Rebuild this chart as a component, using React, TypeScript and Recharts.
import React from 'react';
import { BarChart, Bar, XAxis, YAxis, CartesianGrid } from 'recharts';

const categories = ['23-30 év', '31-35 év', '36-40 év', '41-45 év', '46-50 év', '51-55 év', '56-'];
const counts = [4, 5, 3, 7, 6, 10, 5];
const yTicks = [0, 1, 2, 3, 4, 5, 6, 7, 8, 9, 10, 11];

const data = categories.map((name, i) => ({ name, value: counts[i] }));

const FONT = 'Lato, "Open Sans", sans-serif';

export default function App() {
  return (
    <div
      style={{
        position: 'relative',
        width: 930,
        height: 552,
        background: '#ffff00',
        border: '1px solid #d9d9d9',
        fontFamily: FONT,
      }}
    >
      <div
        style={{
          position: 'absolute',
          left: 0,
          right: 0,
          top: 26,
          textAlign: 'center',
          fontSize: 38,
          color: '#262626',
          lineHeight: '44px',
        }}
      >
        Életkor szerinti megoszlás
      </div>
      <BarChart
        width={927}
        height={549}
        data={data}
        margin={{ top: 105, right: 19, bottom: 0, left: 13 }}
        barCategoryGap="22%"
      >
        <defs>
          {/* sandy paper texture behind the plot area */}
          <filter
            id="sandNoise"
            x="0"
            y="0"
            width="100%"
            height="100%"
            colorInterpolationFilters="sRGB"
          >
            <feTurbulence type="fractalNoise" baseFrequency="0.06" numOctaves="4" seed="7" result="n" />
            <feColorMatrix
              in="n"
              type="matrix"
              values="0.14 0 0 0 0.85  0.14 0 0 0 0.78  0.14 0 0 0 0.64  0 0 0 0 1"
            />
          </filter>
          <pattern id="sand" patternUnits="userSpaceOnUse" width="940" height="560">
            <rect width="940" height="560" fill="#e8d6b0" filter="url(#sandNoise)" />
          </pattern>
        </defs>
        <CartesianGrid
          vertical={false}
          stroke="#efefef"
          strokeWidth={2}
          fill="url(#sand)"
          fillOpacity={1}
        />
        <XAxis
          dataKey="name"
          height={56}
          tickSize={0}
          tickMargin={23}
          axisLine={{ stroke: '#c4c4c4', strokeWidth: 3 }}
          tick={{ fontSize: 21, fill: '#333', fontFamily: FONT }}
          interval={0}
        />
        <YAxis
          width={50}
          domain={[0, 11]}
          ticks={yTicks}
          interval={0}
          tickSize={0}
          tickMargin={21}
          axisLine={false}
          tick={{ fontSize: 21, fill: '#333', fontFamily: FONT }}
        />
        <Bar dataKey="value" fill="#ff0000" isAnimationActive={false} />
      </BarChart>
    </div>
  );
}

___

> _STATED PROBLEM_: Copy down the material exactly as written.

> _TASK SOLUTION_:
Rebuild this chart as a component, using React, TypeScript and Recharts.
import React from 'react';
import { BarChart, Bar, XAxis, YAxis, CartesianGrid } from 'recharts';

const categories = ['23-30 év', '31-35 év', '36-40 év', '41-45 év', '46-50 év', '51-55 év', '56-'];
const counts = [4, 5, 3, 7, 6, 10, 5];
const yTicks = [0, 1, 2, 3, 4, 5, 6, 7, 8, 9, 10, 11];

const data = categories.map((name, i) => ({ name, value: counts[i] }));

const FONT = 'Lato, "Open Sans", sans-serif';

export default function App() {
  return (
    <div
      style={{
        position: 'relative',
        width: 930,
        height: 552,
        background: '#ffff00',
        border: '1px solid #d9d9d9',
        fontFamily: FONT,
      }}
    >
      <div
        style={{
          position: 'absolute',
          left: 0,
          right: 0,
          top: 26,
          textAlign: 'center',
          fontSize: 38,
          color: '#262626',
          lineHeight: '44px',
        }}
      >
        Életkor szerinti megoszlás
      </div>
      <BarChart
        width={927}
        height={549}
        data={data}
        margin={{ top: 105, right: 19, bottom: 0, left: 13 }}
        barCategoryGap="22%"
      >
        <defs>
          {/* sandy paper texture behind the plot area */}
          <filter
            id="sandNoise"
            x="0"
            y="0"
            width="100%"
            height="100%"
            colorInterpolationFilters="sRGB"
          >
            <feTurbulence type="fractalNoise" baseFrequency="0.06" numOctaves="4" seed="7" result="n" />
            <feColorMatrix
              in="n"
              type="matrix"
              values="0.14 0 0 0 0.85  0.14 0 0 0 0.78  0.14 0 0 0 0.64  0 0 0 0 1"
            />
          </filter>
          <pattern id="sand" patternUnits="userSpaceOnUse" width="940" height="560">
            <rect width="940" height="560" fill="#e8d6b0" filter="url(#sandNoise)" />
          </pattern>
        </defs>
        <CartesianGrid
          vertical={false}
          stroke="#efefef"
          strokeWidth={2}
          fill="url(#sand)"
          fillOpacity={1}
        />
        <XAxis
          dataKey="name"
          height={56}
          tickSize={0}
          tickMargin={23}
          axisLine={{ stroke: '#c4c4c4', strokeWidth: 3 }}
          tick={{ fontSize: 21, fill: '#333', fontFamily: FONT }}
          interval={0}
        />
        <YAxis
          width={50}
          domain={[0, 11]}
          ticks={yTicks}
          interval={0}
          tickSize={0}
          tickMargin={21}
          axisLine={false}
          tick={{ fontSize: 21, fill: '#333', fontFamily: FONT }}
        />
        <Bar dataKey="value" fill="#ff0000" isAnimationActive={false} />
      </BarChart>
    </div>
  );
}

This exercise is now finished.